After getting madder and madder no one will help this guy, I decide to pull an Ella, a pal of mine who spends her life in service. While he stands on the corner beneath a humungous umbrella, the rain falls harder and harder. I half expect the Ark to pull up to see if he needs a ride.

Then his umbrella breaks.

He, turned out to be a she, all of seventeen when I poked my head out to motion for her to come inside.

Pretty as a doll, dressed in jeans and a sweatshirt, I asked her if I could buy her a cup of coffee, not even sure I had enough on my card to do so. Now I’m pissed that I’m probably going to embarrass both of us when the snotty cashier tells me, nope, you don’t have enough.

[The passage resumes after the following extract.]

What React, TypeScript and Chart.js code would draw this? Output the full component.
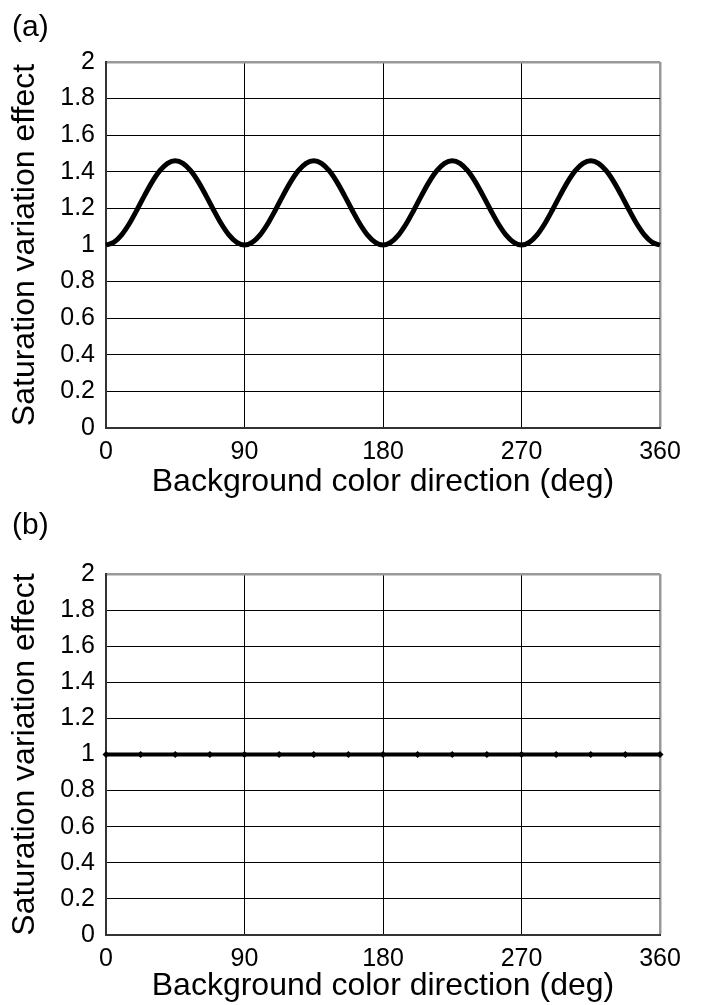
import React, { useEffect, useRef } from "react";
import { Chart, registerables } from "chart.js";

Chart.register(...registerables);

// ---- data ----
const anglesA = [
  0, 5, 10, 15, 20, 25, 30, 35, 40, 45, 50, 55, 60, 65, 70, 75, 80, 85, 90,
  95, 100, 105, 110, 115, 120, 125, 130, 135, 140, 145, 150, 155, 160, 165, 170, 175, 180,
  185, 190, 195, 200, 205, 210, 215, 220, 225, 230, 235, 240, 245, 250, 255, 260, 265, 270,
  275, 280, 285, 290, 295, 300, 305, 310, 315, 320, 325, 330, 335, 340, 345, 350, 355, 360,
];
const effectA = [
  1, 1.014, 1.054, 1.115, 1.19, 1.27, 1.345, 1.406, 1.446, 1.46, 1.446, 1.406, 1.345, 1.27, 1.19, 1.115, 1.054, 1.014, 1,
  1.014, 1.054, 1.115, 1.19, 1.27, 1.345, 1.406, 1.446, 1.46, 1.446, 1.406, 1.345, 1.27, 1.19, 1.115, 1.054, 1.014, 1,
  1.014, 1.054, 1.115, 1.19, 1.27, 1.345, 1.406, 1.446, 1.46, 1.446, 1.406, 1.345, 1.27, 1.19, 1.115, 1.054, 1.014, 1,
  1.014, 1.054, 1.115, 1.19, 1.27, 1.345, 1.406, 1.446, 1.46, 1.446, 1.406, 1.345, 1.27, 1.19, 1.115, 1.054, 1.014, 1,
];
const anglesB = [0, 22.5, 45, 67.5, 90, 112.5, 135, 157.5, 180, 202.5, 225, 247.5, 270, 292.5, 315, 337.5, 360];
const effectB = [1, 1, 1, 1, 1, 1, 1, 1, 1, 1, 1, 1, 1, 1, 1, 1, 1];

const xTickValues = [0, 90, 180, 270, 360];
const xTickLabels = ["0", "90", "180", "270", "360"];
const yTickValues = [0, 0.2, 0.4, 0.6, 0.8, 1, 1.2, 1.4, 1.6, 1.8, 2];
const yTickLabels = ["0", "0.2", "0.4", "0.6", "0.8", "1", "1.2", "1.4", "1.6", "1.8", "2"];

const xTitle = "Background color direction (deg)";
const yTitle = "Saturation variation effect";

const FONT = "'Liberation Sans', Arial, Helvetica, sans-serif";

type PanelProps = {
  label: string;
  xs: number[];
  ys: number[];
  width: number;
  height: number;
  top: number;
  areaTop: number;
  areaBottom: number;
  labelBaseline: number;
  titlePadBottom: number;
  lineWidth: number;
  points: boolean;
};

function labelFor(values: number[], labels: string[], v: number): string {
  for (let i = 0; i < values.length; i++) {
    if (Math.abs(values[i] - v) < 1e-6) return labels[i];
  }
  return "";
}

function Panel(p: PanelProps) {
  const ref = useRef<HTMLCanvasElement | null>(null);
  useEffect(() => {
    if (!ref.current) return;
    const panelLabel = {
      id: "panelLabel",
      afterDraw(chart: any) {
        const ctx = chart.ctx;
        ctx.save();
        ctx.font = `30px ${FONT}`;
        ctx.fillStyle = "#000";
        ctx.textBaseline = "alphabetic";
        ctx.textAlign = "left";
        ctx.fillText(p.label, 12, p.labelBaseline);
        ctx.restore();
      },
    };
    const chart = new Chart(ref.current, {
      type: "line",
      data: {
        datasets: [
          {
            data: p.xs.map((x, i) => ({ x, y: p.ys[i] })),
            borderColor: "#000",
            backgroundColor: "#000",
            borderWidth: p.lineWidth,
            pointRadius: p.points ? 3.5 : 0,
            pointStyle: "rectRot",
            pointBorderWidth: 0,
            tension: p.points ? 0 : 0.4,
            cubicInterpolationMode: "monotone",
            clip: 4,
          },
        ],
      },
      plugins: [panelLabel],
      options: {
        animation: false,
        responsive: false,
        maintainAspectRatio: false,
        devicePixelRatio: 1,
        layout: {
          padding: { top: p.areaTop, right: 706 - 660, left: 0, bottom: 0 },
        },
        plugins: {
          legend: { display: false },
          tooltip: { enabled: false },
          title: { display: false },
        },
        scales: {
          x: {
            type: "linear",
            min: 0,
            max: 360,
            afterFit: (s: any) => {
              s.height = p.height - p.areaBottom;
            },
            afterBuildTicks: (s: any) => {
              s.ticks = xTickValues.map((v) => ({ value: v }));
            },
            ticks: {
              color: "#000",
              font: { family: FONT, size: 25 },
              padding: 9,
              maxRotation: 0,
              callback: (v: any) => labelFor(xTickValues, xTickLabels, Number(v)),
            },
            grid: {
              drawTicks: false,
              color: (c: any) => (c.tick && c.tick.value === 360 ? "#999" : c.tick && c.tick.value === 0 ? "rgba(0,0,0,0)" : "#000"),
              lineWidth: (c: any) => (c.tick && c.tick.value === 360 ? 2.5 : 1),
            },
            border: { display: true, color: "#333", width: 2 },
            title: {
              display: true,
              text: xTitle,
              color: "#000",
              font: { family: FONT, size: 32 },
              padding: { top: 0, bottom: p.titlePadBottom },
            },
          },
          y: {
            type: "linear",
            min: 0,
            max: 2,
            afterFit: (s: any) => {
              s.width = 106;
            },
            afterBuildTicks: (s: any) => {
              s.ticks = yTickValues.map((v) => ({ value: v }));
            },
            ticks: {
              color: "#000",
              font: { family: FONT, size: 25 },
              padding: 11,
              callback: (v: any) => labelFor(yTickValues, yTickLabels, Number(v)),
            },
            grid: {
              drawTicks: false,
              color: (c: any) => (c.tick && Math.abs(c.tick.value - 2) < 1e-6 ? "#999" : c.tick && c.tick.value === 0 ? "rgba(0,0,0,0)" : "#000"),
              lineWidth: (c: any) => (c.tick && Math.abs(c.tick.value - 2) < 1e-6 ? 2.5 : 1),
            },
            border: { display: true, color: "#333", width: 2 },
            title: {
              display: true,
              text: yTitle,
              color: "#000",
              font: { family: FONT, size: 32 },
              padding: { top: 6, bottom: 0 },
            },
          },
        },
      } as any,
    });
    return () => chart.destroy();
  }, []);
  return (
    <div style={{ position: "absolute", left: 0, top: p.top, width: p.width, height: p.height }}>
      <canvas ref={ref} width={p.width} height={p.height} style={{ width: p.width, height: p.height, display: "block" }} />
    </div>
  );
}

export default function App() {
  return (
    <div style={{ position: "absolute", left: 0, top: 0, width: 706, height: 1005, background: "#fff" }}>
      <Panel
        label="(a)"
        xs={anglesA}
        ys={effectA}
        width={706}
        height={502}
        top={0}
        areaTop={62}
        areaBottom={428}
        labelBaseline={36}
        titlePadBottom={1}
        lineWidth={5}
        points={false}
      />
      <Panel
        label="(b)"
        xs={anglesB}
        ys={effectB}
        width={706}
        height={503}
        top={502}
        areaTop={72}
        areaBottom={433}
        labelBaseline={32}
        titlePadBottom={0}
        lineWidth={4}
        points={true}
      />
    </div>
  );
}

I kindly explain this to the girl who nods and orders a tall, small in Starbuck’s lingo, while I hold my breath. Yes, I still have coffee money. Then I decide to go for broke, probably literally. “Is there enough for a bagel?” Then I realize I didn’t even ask her if she wanted one.

“Would you even like a bagel?”

“Yes, please,” she says, flashing dimples I hadn’t seen before.

I look at snotty who looks at me like a croupier with a secret button under the counter.

“Yup, you have enough.” Whew…was I glad I didn’t have to negotiate for a baked good, something I was all prepared to do.

The girl thanked me while I left thinking, I’m sure glad I have a friend like Ella who always comes to mind in a situation like this one. I can hear her whisper…go ahead SB, help her out.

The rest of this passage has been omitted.